Bonjour.
(Musique éthérée)
Ça a été un grand privilège
de grandir selon deux manières
de vivre assez différentes.
Je suis né en Allemagne,
et j'ai aussi eu la chance
d'en apprendre plus sur un art ancien
venant du Temple Shaolin.
Quand on grandit dans
une famille asiatique,
c'est assez fréquent que
premièrement, on ne contredit pas
son père,
et deuxièmement, on devient soit médecin,
soit ingénieur, soit avocat.
Sinon nos parents seront très mécontents.
Cela étant dit,
j'ai fini ma formation universitaire
avec deux licences,
une maîtrise de gestion,
et une bonne collection
de certificats et de diplômes divers :
tout ce que mes parents pensaient
être utile d'avoir.
Mais tout au long de cette formation,
je sentais qu'il manquait quelque chose.
Parce que j'apprenais
beaucoup de choses différentes :
comment l'usine marche,
de quoi un atome est constitué,
comment un système politique fonctionne,
mais pour une raison ou pour une autre,
il manquait un sujet :
apprendre quelque chose sur moi-même.
Alors à l'âge de quatre ans,
pour la première fois,
j'ai découvert les pratiques monastiques,
et j'étais très heureux de voir
que la majeure partie de ces pratiques
traitaient de l'exploration
et de la découverte de soi.
Il y avait de l'entraînement mental,
du développement comportemental
combiné à l'entraînement physique,
tous les aspects de ce qui est aujourd'hui
connu comme le Shaolin Kung-Fu.
Malgré la volonté de mes parents
que je me lance sur le marché
et que j'essaie de diriger le monde,
j'ai décidé de poursuivre
cette vie monastique
et de commencer par en apprendre plus
sur moi-même.
Pour la préparation de cette présentation,
on m'a demandé de partager quelques mots
sur ce qui est important dans cette vie,
et vous voyez,
ça représente déjà un défi
de parler de trois décennies
en une seule présentation.
Mais la photo que j'aimerais vous montrer
résume très bien
ce que je considère
de précieux dans cette vie.
Il y a quelque chose
dans le fait de partager avec les autres.

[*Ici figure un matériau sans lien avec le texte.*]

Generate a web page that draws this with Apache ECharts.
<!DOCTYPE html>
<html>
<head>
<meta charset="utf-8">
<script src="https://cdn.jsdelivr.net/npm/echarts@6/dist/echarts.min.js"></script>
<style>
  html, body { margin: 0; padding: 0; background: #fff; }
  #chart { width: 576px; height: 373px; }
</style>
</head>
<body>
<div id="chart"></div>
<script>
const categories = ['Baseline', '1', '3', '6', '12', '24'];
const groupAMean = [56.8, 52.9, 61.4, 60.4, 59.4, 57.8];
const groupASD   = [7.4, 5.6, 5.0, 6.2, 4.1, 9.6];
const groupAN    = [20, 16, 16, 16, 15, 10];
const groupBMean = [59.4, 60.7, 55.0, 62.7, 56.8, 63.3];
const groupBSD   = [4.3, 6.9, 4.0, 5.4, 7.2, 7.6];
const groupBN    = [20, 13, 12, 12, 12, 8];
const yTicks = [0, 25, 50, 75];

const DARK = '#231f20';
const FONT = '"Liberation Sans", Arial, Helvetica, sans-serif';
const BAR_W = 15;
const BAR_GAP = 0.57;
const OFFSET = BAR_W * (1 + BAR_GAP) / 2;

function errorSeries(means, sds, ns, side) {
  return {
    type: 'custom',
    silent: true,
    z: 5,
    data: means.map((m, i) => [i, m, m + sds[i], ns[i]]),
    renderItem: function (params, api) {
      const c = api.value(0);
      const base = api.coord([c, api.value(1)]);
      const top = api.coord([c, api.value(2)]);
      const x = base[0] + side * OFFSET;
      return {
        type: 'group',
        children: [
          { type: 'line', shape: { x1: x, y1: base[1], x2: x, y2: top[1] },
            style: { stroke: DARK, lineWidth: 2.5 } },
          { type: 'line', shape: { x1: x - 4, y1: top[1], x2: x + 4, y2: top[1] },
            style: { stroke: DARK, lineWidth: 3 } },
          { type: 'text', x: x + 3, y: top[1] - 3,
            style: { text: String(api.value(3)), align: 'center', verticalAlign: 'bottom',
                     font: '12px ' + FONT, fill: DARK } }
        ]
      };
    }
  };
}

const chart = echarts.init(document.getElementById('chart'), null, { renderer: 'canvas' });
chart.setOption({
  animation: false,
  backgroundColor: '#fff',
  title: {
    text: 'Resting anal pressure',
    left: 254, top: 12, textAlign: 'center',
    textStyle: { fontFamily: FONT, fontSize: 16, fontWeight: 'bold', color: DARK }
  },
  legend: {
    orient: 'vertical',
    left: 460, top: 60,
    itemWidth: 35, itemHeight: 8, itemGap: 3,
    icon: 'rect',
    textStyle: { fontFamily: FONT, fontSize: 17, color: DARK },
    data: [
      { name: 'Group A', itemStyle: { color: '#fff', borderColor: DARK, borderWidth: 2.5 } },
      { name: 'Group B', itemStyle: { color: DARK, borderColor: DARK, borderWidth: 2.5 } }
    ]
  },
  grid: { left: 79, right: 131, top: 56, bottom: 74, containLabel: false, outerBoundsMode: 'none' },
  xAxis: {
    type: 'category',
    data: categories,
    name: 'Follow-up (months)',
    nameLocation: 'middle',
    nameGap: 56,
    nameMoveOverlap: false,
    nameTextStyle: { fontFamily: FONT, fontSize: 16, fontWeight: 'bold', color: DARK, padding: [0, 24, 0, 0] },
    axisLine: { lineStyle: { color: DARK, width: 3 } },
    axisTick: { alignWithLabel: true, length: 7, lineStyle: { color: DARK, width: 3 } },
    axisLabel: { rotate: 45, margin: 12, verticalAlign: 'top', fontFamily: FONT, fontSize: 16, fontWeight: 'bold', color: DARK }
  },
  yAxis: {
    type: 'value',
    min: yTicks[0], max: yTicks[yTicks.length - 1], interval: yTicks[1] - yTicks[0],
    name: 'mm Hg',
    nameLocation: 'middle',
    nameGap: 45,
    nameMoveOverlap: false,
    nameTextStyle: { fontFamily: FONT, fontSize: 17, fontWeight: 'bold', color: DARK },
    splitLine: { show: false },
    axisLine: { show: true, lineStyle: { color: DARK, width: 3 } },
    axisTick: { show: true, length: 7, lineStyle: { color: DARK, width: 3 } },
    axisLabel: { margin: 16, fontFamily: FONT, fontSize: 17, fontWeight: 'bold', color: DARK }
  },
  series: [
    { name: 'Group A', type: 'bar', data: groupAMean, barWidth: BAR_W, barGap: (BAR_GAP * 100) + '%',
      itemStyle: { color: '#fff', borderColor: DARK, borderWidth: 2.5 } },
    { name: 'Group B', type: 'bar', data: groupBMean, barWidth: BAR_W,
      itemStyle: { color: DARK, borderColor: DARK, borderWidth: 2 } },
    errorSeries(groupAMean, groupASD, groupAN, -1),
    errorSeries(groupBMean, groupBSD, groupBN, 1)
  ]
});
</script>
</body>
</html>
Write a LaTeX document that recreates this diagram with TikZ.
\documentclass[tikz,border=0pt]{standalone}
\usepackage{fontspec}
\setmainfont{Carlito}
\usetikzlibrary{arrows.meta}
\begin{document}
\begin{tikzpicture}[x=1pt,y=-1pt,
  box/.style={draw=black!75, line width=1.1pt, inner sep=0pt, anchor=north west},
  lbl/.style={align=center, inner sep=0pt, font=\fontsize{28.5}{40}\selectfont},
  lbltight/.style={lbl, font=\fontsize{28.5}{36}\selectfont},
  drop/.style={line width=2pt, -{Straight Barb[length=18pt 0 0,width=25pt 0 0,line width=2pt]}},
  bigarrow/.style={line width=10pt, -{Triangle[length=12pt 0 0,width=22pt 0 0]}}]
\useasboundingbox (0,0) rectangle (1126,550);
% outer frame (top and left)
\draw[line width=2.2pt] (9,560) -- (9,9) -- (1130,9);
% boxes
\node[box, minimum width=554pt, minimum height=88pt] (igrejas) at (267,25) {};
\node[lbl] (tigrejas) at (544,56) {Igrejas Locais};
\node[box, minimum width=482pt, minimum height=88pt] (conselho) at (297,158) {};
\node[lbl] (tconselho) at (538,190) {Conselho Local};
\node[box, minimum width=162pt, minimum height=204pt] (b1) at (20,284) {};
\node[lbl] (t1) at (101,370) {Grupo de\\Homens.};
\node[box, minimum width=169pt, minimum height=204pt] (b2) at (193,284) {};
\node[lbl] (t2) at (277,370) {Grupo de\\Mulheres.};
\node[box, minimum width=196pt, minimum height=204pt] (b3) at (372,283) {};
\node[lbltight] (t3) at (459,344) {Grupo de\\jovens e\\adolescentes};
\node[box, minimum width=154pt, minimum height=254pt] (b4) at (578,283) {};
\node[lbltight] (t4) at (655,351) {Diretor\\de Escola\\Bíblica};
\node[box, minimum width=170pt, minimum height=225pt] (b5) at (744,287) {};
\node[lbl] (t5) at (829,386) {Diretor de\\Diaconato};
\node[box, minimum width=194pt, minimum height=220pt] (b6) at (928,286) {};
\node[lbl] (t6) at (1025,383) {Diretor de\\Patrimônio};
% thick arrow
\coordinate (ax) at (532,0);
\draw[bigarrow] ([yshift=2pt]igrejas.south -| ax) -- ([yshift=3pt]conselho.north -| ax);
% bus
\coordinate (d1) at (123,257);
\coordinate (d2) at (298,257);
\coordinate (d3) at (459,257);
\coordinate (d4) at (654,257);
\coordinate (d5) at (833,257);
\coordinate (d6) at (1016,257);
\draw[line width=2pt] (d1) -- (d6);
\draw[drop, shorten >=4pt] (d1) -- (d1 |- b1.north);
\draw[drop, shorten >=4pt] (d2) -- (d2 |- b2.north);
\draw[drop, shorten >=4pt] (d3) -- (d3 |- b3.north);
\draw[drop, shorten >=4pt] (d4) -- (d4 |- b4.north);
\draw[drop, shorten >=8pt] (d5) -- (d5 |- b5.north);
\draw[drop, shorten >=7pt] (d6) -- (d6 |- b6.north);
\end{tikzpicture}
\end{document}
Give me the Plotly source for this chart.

Il y a quelque chose dans la connexion.
Il y a l'entraînement
et le développement de soi.
C'est le fait d'apprécier le moment,
même quand on ne fait rien.
Et l'une des choses principales est
de trouver un moyen
de faire les choses qu'on aime faire.
Quand j'ai reçu l'invitation
pour parler à l'événement d'aujourd'hui,
surtout avec le slogan
« Haut, plus haut, le plus haut »,
quelque chose de très particulier
m'est venu à l'esprit,
et un maître du Temple Shaolin
m'a un jour raconté une histoire
que j'aimerais partager avec vous.
(Air de flûte)
Un homme vivait près d'une montagne,
et tous les jours, il se disait :
« Qu'est-ce que ça ferait
de gravir cette montagne
et que verrais-je au sommet ? »
Enfin, le jour arriva,
et l'homme entama son voyage.
Arrivé au pied de la montagne,
il rencontra le premier voyageur.
Alors il demanda :
« Comment as-tu escaladé cette montagne,
et qu'as-tu vu de là-haut ? »
Et ainsi le voyageur partagea son chemin,
et aussi ce qu'il avait vu.
Mais alors l'homme pensa :
« La voie que ce voyageur m'a décrite
me semble très épuisante.
Je dois trouver
une autre manière de grimper. »
Donc il continua à marcher
au pied de la montagne
jusqu'à ce qu'il rencontre
le voyageur suivant.
Alors à nouveau il demanda :
« Comment as-tu gravi cette montagne,
et qu'as-tu vu là-haut ? »
Et le voyageur à son tour
partagea son histoire.
Toujours indécis quant à
la direction et le chemin à prendre,
l'homme demanda la même chose à
30 autres personnes, 30 autres voyageurs.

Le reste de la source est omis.